- Born: August 15, 1916 Hartford, Connecticut, US
- Died: June 16, 2010 (aged 93) Farmington, Connecticut
- Education: University of Chicago University of Wisconsin (BLS) Hampton University (BS)
- Occupation: Librarian
- Employer: University of Washington Information School

= Spencer Shaw =

American librarian

Spencer Gilbert Shaw (August 15, 1916 – June 16, 2010) was an American librarian and educator specializing in library services to children. He taught at the Information School of the University of Washington (1970–1986) and served as president of the Association for Library Services to Children (1975–1976).

== Early life and education ==
Shaw was born in Hartford, Connecticut, on August 15, 1916, to parents Martha Taylor Shaw and Eugene Shaw. His father worked at the Hartford National Bank & Trust Company, while his mother was a homemaker and community organizer who supervised the desegregation of the workforce of G. Fox & Co. during the 1940s. Raised in a predominantly Jewish neighborhood of northwest Hartford, Shaw was the only African American student in his primary and secondary schools. He earned a Bachelor of Science degree from Hampton University in 1940, a Bachelor of Library Science from the University of Wisconsin–Madison in 1941, and completed advanced graduate studies at the University of Chicago Graduate Library School in 1949. He served in the US Army during World War II, enlisting in 1943 and serving at Fort Devens, Massachusetts. Sent to officer training school, he served as a second lieutenant for the rest of the war.

== Library career ==
Shaw started his career as branch manager of the Upper Albany Branch of the Hartford Public Library from 1941 to 1949. He was the first African American librarian hired by the library system. From 1949 to 1959 he was program specialist in children's services at Brooklyn Public Library, where he built a national reputation for his storytelling and community-centered programming. In 1959, Shaw became consultant in library service to children in the Nassau County Public Library System, supervising children's services across 52 branches.
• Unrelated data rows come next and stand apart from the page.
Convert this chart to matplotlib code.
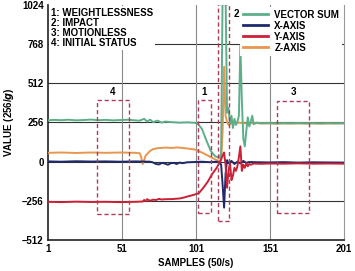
import matplotlib
matplotlib.use("Agg")
from matplotlib import pyplot as plt
from matplotlib.patches import Rectangle

plt.rcParams['font.family'] = ['Liberation Sans', 'DejaVu Sans']
plt.rcParams['font.weight'] = 'bold'

# dati
sum_x = [1, 5, 10, 15, 20, 25, 30, 35, 40, 45, 50, 55, 60, 63, 66, 68, 70, 72, 75, 78, 80,
         85, 90, 95, 100, 102, 105, 108, 111, 114, 117, 118, 119, 121, 122, 123, 124, 125,
         126, 127, 128, 129, 130, 131, 132, 133, 134, 135, 136, 137, 138, 139, 140, 142,
         145, 150, 155, 160, 165, 170, 175, 180, 185, 190, 195, 201]
sum_y = [270, 273, 271, 274, 270, 272, 275, 271, 273, 270, 272, 274, 270, 268, 280, 262,
         275, 258, 268, 255, 262, 258, 255, 257, 254, 250, 215, 140, 70, 35, 25, 60, 1100,
         1100, 320, 350, 250, 300, 220, 280, 240, 260, 300, 760, 400, 150, 100, 200, 290,
         230, 260, 300, 245, 255, 250, 252, 249, 251, 250, 252, 250, 251, 249, 251, 250, 251]

x_x = [1, 10, 20, 30, 40, 50, 60, 65, 70, 72, 74, 76, 78, 80, 82, 84, 86, 88, 90, 92, 95,
       100, 105, 110, 115, 117, 118, 119, 120, 121, 122, 123, 125, 127, 129, 131, 133, 135,
       137, 140, 150, 160, 170, 180, 190, 201]
x_y = [2, 0, 3, 1, 2, 0, 2, 1, 0, -5, -15, -18, -8, -12, -20, -10, -8, -15, -6, -10, -4,
       -2, 0, -3, 0, -5, -20, -150, -300, -80, 10, -10, 5, -15, 0, -10, 5, -8, -2, -3, -5,
       -3, -6, -4, -5, -6]

y_x = [1, 10, 20, 30, 40, 50, 60, 65, 66, 67, 68, 70, 72, 74, 76, 78, 80, 85, 90, 92, 95,
       100, 103, 106, 109, 112, 115, 117, 118, 119, 120, 121, 122, 123, 124, 125, 126, 127,
       128, 129, 130, 131, 132, 133, 134, 135, 136, 137, 138, 140, 145, 150, 160, 170, 180,
       190, 201]
y_y = [-262, -264, -261, -263, -262, -264, -262, -260, -250, -258, -245, -255, -248, -250,
       -243, -247, -245, -244, -240, -236, -228, -215, -205, -170, -130, -80, -40, -5, 15,
       40, 60, -20, -170, -60, -10, -120, -90, -40, -60, -30, 30, 100, -60, -20, -40, -10,
       -30, -15, -20, -12, -14, -12, -13, -11, -13, -12, -13]

z_x = [1, 10, 20, 30, 40, 50, 60, 63, 64, 65, 66, 67, 68, 70, 72, 75, 80, 85, 88, 92, 96,
       100, 105, 110, 115, 118, 119, 120, 121, 122, 123, 125, 130, 135, 140, 150, 201]
z_y = [58, 60, 57, 60, 58, 60, 58, 55, 30, -15, 10, 40, 50, 70, 82, 88, 92, 90, 93, 90, 85,
       80, 60, 35, 10, 5, 200, 620, 300, 260, 240, 250, 255, 250, 252, 250, 250]

# riquadri tratteggiati: (etichetta, x0, x1, y0, y1)
box_lab = ["1", "2", "3", "4"]
box_x0 = [102.5, 116, 156, 34]
box_x1 = [111, 123.3, 177.5, 55.5]
box_y0 = [-335, -390, -335, -340]
box_y1 = [400, 1030, 395, 400]

xticks = [1, 51, 101, 151, 201]
yticks = [-512, -256, 0, 256, 512, 768, 1024]
ytick_lab = ["\u2013512", "\u2013256", "0", "256", "512", "768", "1024"]

fig = plt.figure(figsize=(3.55, 2.71), dpi=100)
ax = fig.add_axes([0.135, 0.114, 0.834, 0.868])

for v in [-256, 0, 256, 512, 768]:
    ax.axhline(v, color="#333333", lw=0.8, zorder=1)
for v in [51, 101, 151]:
    ax.axvline(v, color="#8a8a8a", lw=0.8, zorder=1)

ax.plot(z_x, z_y, color="#e8964e", lw=1.4, label="Z-AXIS", zorder=3)
ax.plot(sum_x, sum_y, color="#5daf8a", lw=1.4, label="VECTOR SUM", zorder=4)
ax.plot(x_x, x_y, color="#1e2a6c", lw=1.4, label="X-AXIS", zorder=5)
ax.plot(y_x, y_y, color="#cc2036", lw=1.4, label="Y-AXIS", zorder=6)

for lab, x0, x1, y0, y1 in zip(box_lab, box_x0, box_x1, box_y0, box_y1):
    ax.add_patch(Rectangle((x0, y0), x1 - x0, y1 - y0, fill=False, ec="#b03a5a",
                           lw=1.0, ls=(0, (3, 2)), zorder=7))
    if lab == "2":
        ax.text(x1 + 3, 1000, lab, fontsize=7, fontweight="bold", va="top", zorder=8)
    else:
        ax.text((x0 + x1) / 2, y1 + 25, lab, fontsize=7, fontweight="bold",
                ha="center", va="bottom", zorder=8)

ax.text(3, 1005, "1: WEIGHTLESSNESS\n2: IMPACT\n3: MOTIONLESS\n4: INITIAL STATUS",
        fontsize=7, fontweight="bold", va="top", linespacing=1.0, zorder=9,
        bbox=dict(facecolor="white", edgecolor="none", pad=1.5))

h, l = ax.get_legend_handles_labels()
order = [1, 2, 3, 0]
leg = ax.legend([h[i] for i in order], [l[i] for i in order], loc="upper right",
                fontsize=7, frameon=True, fancybox=False, edgecolor="none",
                framealpha=1, handlelength=2.6, labelspacing=0.1, borderaxespad=0.2,
                borderpad=0.3, handletextpad=0.6)
leg.set_zorder(9)
for t in leg.get_texts():
    t.set_fontweight("bold")
for ln in leg.get_lines():
    ln.set_linewidth(2)

ax.set_xlim(1, 201)
ax.set_ylim(-512, 1024)
ax.set_xticks(xticks)
ax.set_yticks(yticks)
ax.set_yticklabels(ytick_lab)
ax.tick_params(labelsize=7, length=0, pad=3)
for s in ["left", "bottom"]:
    ax.spines[s].set_color("#222222")
    ax.spines[s].set_linewidth(1.2)
ax.spines["top"].set_visible(False)
ax.spines["right"].set_color("#999999")
ax.spines["right"].set_linewidth(0.8)

ax.set_xlabel("SAMPLES (50/s)", fontsize=7, fontweight="bold", labelpad=3)
ax.set_ylabel("VALUE (256/$\\mathbfit{g}$)", fontsize=7, fontweight="bold", labelpad=4)

plt.savefig("out.png", dpi=100)
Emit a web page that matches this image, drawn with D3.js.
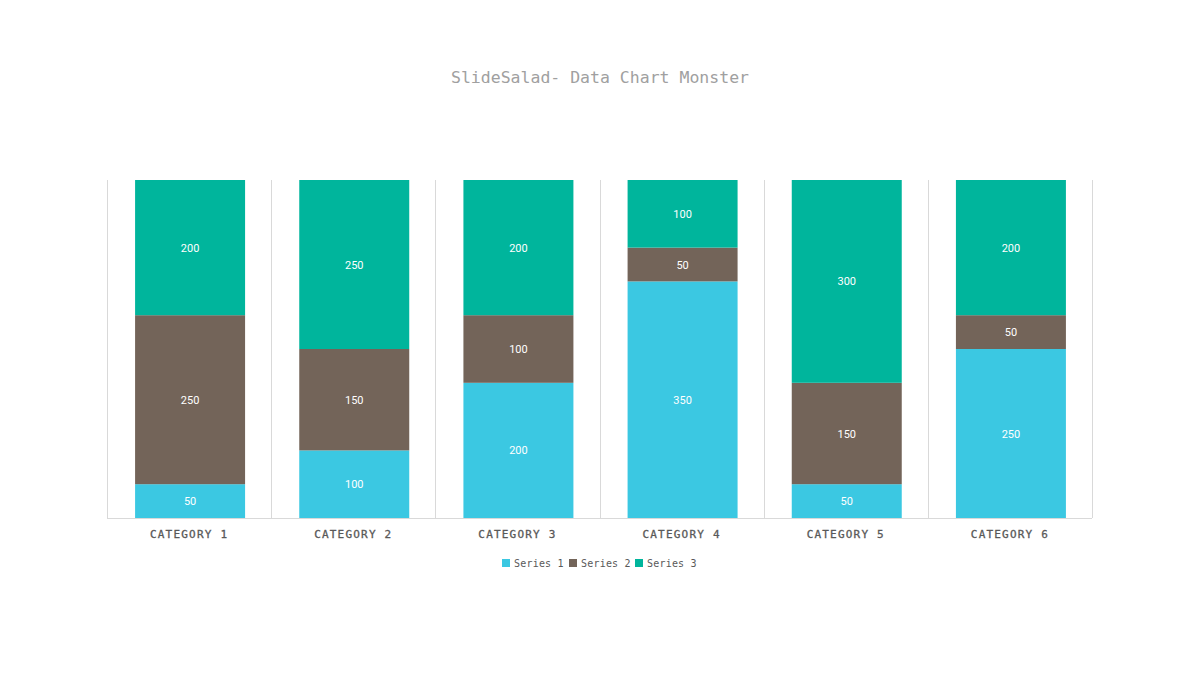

From 1961 to 1968 he wrote and narrated a WHLI weekly radio program, Story Hour on the Air. He was a visiting instructor at library schools nationwide, including Queens College, the University of Maryland, Drexel University, University of Hawaiʻi at Mānoa, University of North Texas, Syracuse University, University of North Carolina at Greensboro, University of Illinois at Urbana–Champaign, and Kent State University.

In 1970, he became a lecturer at the Information School of the University of Washington and received promotions to associate professor in 1971 and professor in 1977. He retired in 1986 with the rank of professor emeritus. The University of Washington established the Spencer G. Shaw Children's Literature Lecture Series in his honor. Shaw delivered lectures and held teaching residencies in Australia, Brazil, Cyprus, England, Hong Kong, Japan, New Zealand, the Netherlands, South Africa, and Zimbabwe. He served as president of the Association for Library Service to Children in 1975–76, delegate to the 1970 White House Conference on Children, chair of the Caldecott Medal committee, and board member of Connecticut College's Connecticut Storytelling Center.

Following retirement in 1986, Shaw returned to Connecticut and lived in Bloomfield until his death. At the invitation of Upper Albany branch manager Tracie D. Hall, a former student from the University of Washington, he volunteered as a storyteller at the Hartford Public Library in his late 80s. Shaw died at John Dempsey Hospital in Farmington on June 16, 2010, at the age of 93. One of seven siblings, he was survived by his brother John Shaw, his sisters Lucille Laury and Lucretia Jackson, and several nieces and nephews. He never married and had no children.

== Awards and honors ==
Shaw received numerous awards and honors throughout his life.
- Honorary doctorate of literature from the University of Wisconsin in 1992.
- A Carnegie Corporation Fellowship for Graduate Study in Librarianship in 1940.
- Grolier Foundation Award from the American Library Association (ALA) in 1983
- American Library Association Honorary Membership 1988.
- Distinguished Service Award from the Association for Library Service to Children in 1998,
- Distinguished alumnus awards from Hampton University and the University of Wisconsin
- Lifetime Achievement Award from the Connecticut Affiliate of the Black Caucus of the American Library Association
- Nancy Blankenship Pryor Award from the Washington State Commission for the Humanities and the Washington State Library.